The U.S. National Oceanic and Atmospheric Administration has published its final new “Ocean Noise Strategy Roadmap.” According to NOAA:
“Offices across NOAA have collaborated to develop an agency-wide Ocean Noise Strategy, which seeks to ensure that NOAA is more comprehensively addressing noise impacts to aquatic species and their habitat over the next 10 years.
The Roadmap is intended to serve as a high-level guide, rather than a prescriptive listing of program-level actions. The document summarizes the status of the science to support the Ocean Noise Strategy’s goals, details relevant NOAA management and science capacities, and recommends cross-agency actions that could be taken to achieve more comprehensive management of noise impacts. Fundamentally, the Roadmap serves as an organizing tool to rally the multiple NOAA offices that address ocean noise impacts around a more integrated and comprehensive approach. A series of key goals and recommendations are presented that would enhance NOAA’s ability to manage both species and the places they inhabit in the context of a changing acoustic environment.”

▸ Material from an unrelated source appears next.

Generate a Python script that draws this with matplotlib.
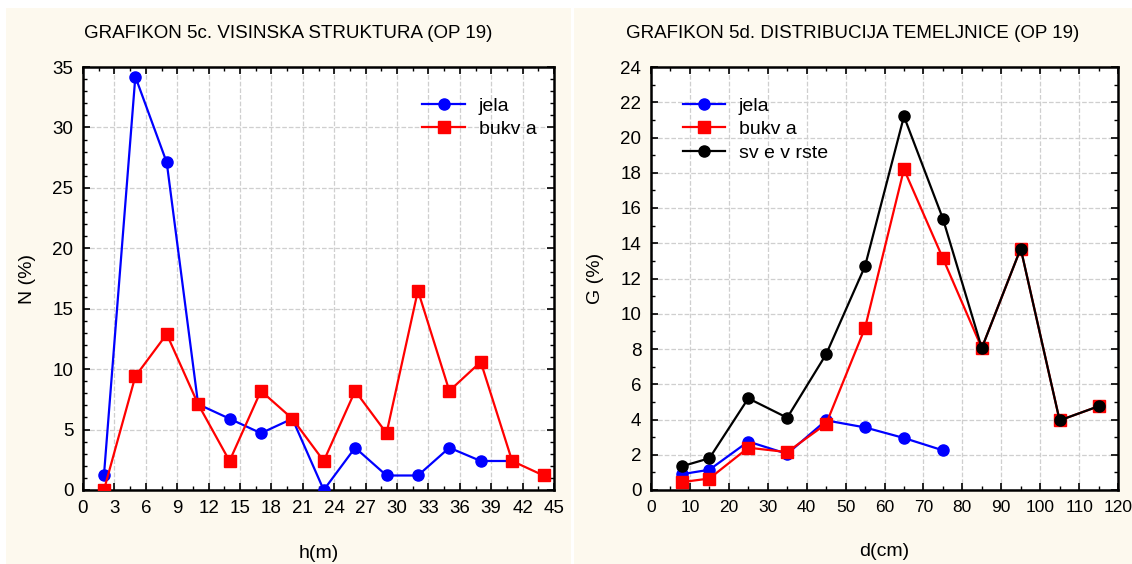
import numpy as np
import matplotlib
matplotlib.use("Agg")
import matplotlib.pyplot as plt
from matplotlib.patches import Rectangle
from matplotlib.ticker import MultipleLocator

plt.rcParams['font.family'] = ['Liberation Sans', 'DejaVu Sans']

# Grafikon 5c - visinska struktura
h = [2, 5, 8, 11, 14, 17, 20, 23, 26, 29, 32, 35, 38, 41, 44]
jela_n = [1.2, 34.2, 27.1, 7.1, 5.9, 4.7, 5.9, 0.0, 3.5, 1.2, 1.2, 3.5, 2.4, 2.4]
bukva_n = [0.0, 9.4, 12.9, 7.1, 2.4, 8.2, 5.9, 2.4, 8.2, 4.7, 16.5, 8.2, 10.6, 2.4, 1.2]

# Grafikon 5d - distribucija temeljnice
d = [8, 15, 25, 35, 45, 55, 65, 75, 85, 95, 105, 115]
jela_g = [0.9, 1.15, 2.75, 2.05, 3.95, 3.55, 2.95, 2.25]
bukva_g = [0.45, 0.65, 2.4, 2.15, 3.75, 9.2, 18.2, 13.15, 8.05, 13.7, 3.95, 4.75]
sve_g = [1.35, 1.8, 5.2, 4.1, 7.7, 12.7, 21.2, 15.4, 8.05, 13.7, 3.95, 4.75]

W, H = 1132, 564
fig = plt.figure(figsize=(W / 100, H / 100), dpi=100)
fig.patch.set_facecolor('white')
cream = '#fdf9ee'

# panel backgrounds
fig.patches.append(Rectangle((6 / W, 0), 565 / W, 1 - 8 / H, transform=fig.transFigure,
                             facecolor=cream, edgecolor='none', zorder=-10))
fig.patches.append(Rectangle((574 / W, 0), 558 / W, 1 - 8 / H, transform=fig.transFigure,
                             facecolor=cream, edgecolor='none', zorder=-10))

ax1 = fig.add_axes([83 / W, 1 - 490 / H, 471 / W, 423 / H])
ax2 = fig.add_axes([651 / W, 1 - 490 / H, 467 / W, 423 / H])


def style(ax):
    ax.set_facecolor('white')
    ax.grid(True, which='major', linestyle='--', color='#cfcfcf', linewidth=0.9)
    ax.set_axisbelow(True)
    for s in ax.spines.values():
        s.set_linewidth(1.8)
        s.set_color('black')
    ax.tick_params(which='both', direction='in', top=True, right=True, labelsize=13.5)
    ax.tick_params(which='major', length=5, width=1.2, pad=7)
    ax.tick_params(which='minor', length=3, width=1.0)


style(ax1)
ax1.plot(h[:len(jela_n)], jela_n, color='blue', lw=1.6, marker='o', ms=8, label='jela', zorder=3)
ax1.plot(h, bukva_n, color='red', lw=1.6, marker='s', ms=8, label='bukv a', zorder=3)
ax1.set_xlim(0, 45)
ax1.set_ylim(0, 35)
ax1.xaxis.set_major_locator(MultipleLocator(3))
ax1.xaxis.set_minor_locator(MultipleLocator(1.5))
ax1.yaxis.set_major_locator(MultipleLocator(5))
ax1.yaxis.set_minor_locator(MultipleLocator(1))
ax1.set_xlabel('h(m)', fontsize=14, labelpad=20)
ax1.set_ylabel('N (%)', fontsize=14, labelpad=12)
ax1.legend(loc='upper right', bbox_to_anchor=(1.0, 0.97), frameon=False, fontsize=14,
           handlelength=2.2, handletextpad=0.7, labelspacing=0.3)
fig.text(288 / W, 1 - 33 / H, 'GRAFIKON 5c. VISINSKA STRUKTURA (OP 19)', ha='center', va='center', fontsize=13.5)

style(ax2)
ax2.tick_params(axis='x', labelsize=12.5)
ax2.plot(d[:len(jela_g)], jela_g, color='blue', lw=1.6, marker='o', ms=8, label='jela', zorder=3)
ax2.plot(d, bukva_g, color='red', lw=1.6, marker='s', ms=8, label='bukv a', zorder=3)
ax2.plot(d, sve_g, color='black', lw=1.6, marker='o', ms=8, label='sv e v rste', zorder=4)
ax2.set_xlim(0, 120)
ax2.set_ylim(0, 24)
ax2.xaxis.set_major_locator(MultipleLocator(10))
ax2.xaxis.set_minor_locator(MultipleLocator(5))
ax2.yaxis.set_major_locator(MultipleLocator(2))
ax2.yaxis.set_minor_locator(MultipleLocator(1))
ax2.set_xlabel('d(cm)', fontsize=14, labelpad=20)
ax2.set_ylabel('G (%)', fontsize=14, labelpad=12)
ax2.legend(loc='upper left', bbox_to_anchor=(0.03, 0.97), frameon=False, fontsize=14,
           handlelength=2.2, handletextpad=0.7, labelspacing=0.3)
fig.text(853 / W, 1 - 33 / H, 'GRAFIKON 5d. DISTRIBUCIJA TEMELJNICE (OP 19)', ha='center', va='center', fontsize=13.5)

fig.savefig('out.png', dpi=100)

The final Roadmap includes NOAA’s responses to comments filed on its draft Roadmap. The following is NOAA’s response to comments on the relationship between NOAA’s Roadmap and NOAA’s “Technical Guidance for Assessing the Effects of Anthropogenic Sound on Marine Mammal Hearing”:
“ACOUSTIC GUIDANCE AND THRESHOLDS Many commenters highlighted interests in the relationship between the Strategy’s Roadmap and NMFS’s expected release of the Technical Guidance for Assessing the Effects of Anthropogenic Sound on Marine Mammal Hearing, which is now final (August, 2016). The Technical Guidance is listed in the Roadmap (Chapter 1) as an example of the type of science-based, transparently developed, tool that will be helpful for noise impact assessment and decision-making. Several commenters commented on the importance of precautionary criteria based on the best available science, and noted their particular interest in future phases of this work, to address behavioral impact assessments for marine mammals and managed fish species or species complexes. The Roadmap notes (Chapter 2) that thresholds should be viewed with caution. One submission further shared their views based on a long history of criteria development in collaboration with the Federal Aviation Administration, suggesting that ‘thresholds can offer a distorted impression of the action of noise (no effect below, total effect above), and they create powerful incentives to bias results to assign exposures just below the management threshold. A dose-response approach, as mentioned [in the Roadmap], which assigns a non-decreasing probability of take with increasing noise exposure, removes both kinds of distortions.’ NOAA appreciates these concerns and intends to consider them in the development of behavioral harassment guidance for marine mammals as well as the implementation of the new Acoustic Guidance for Assessing the Effects of Anthropogenic Sound on Marine Mammal Hearing.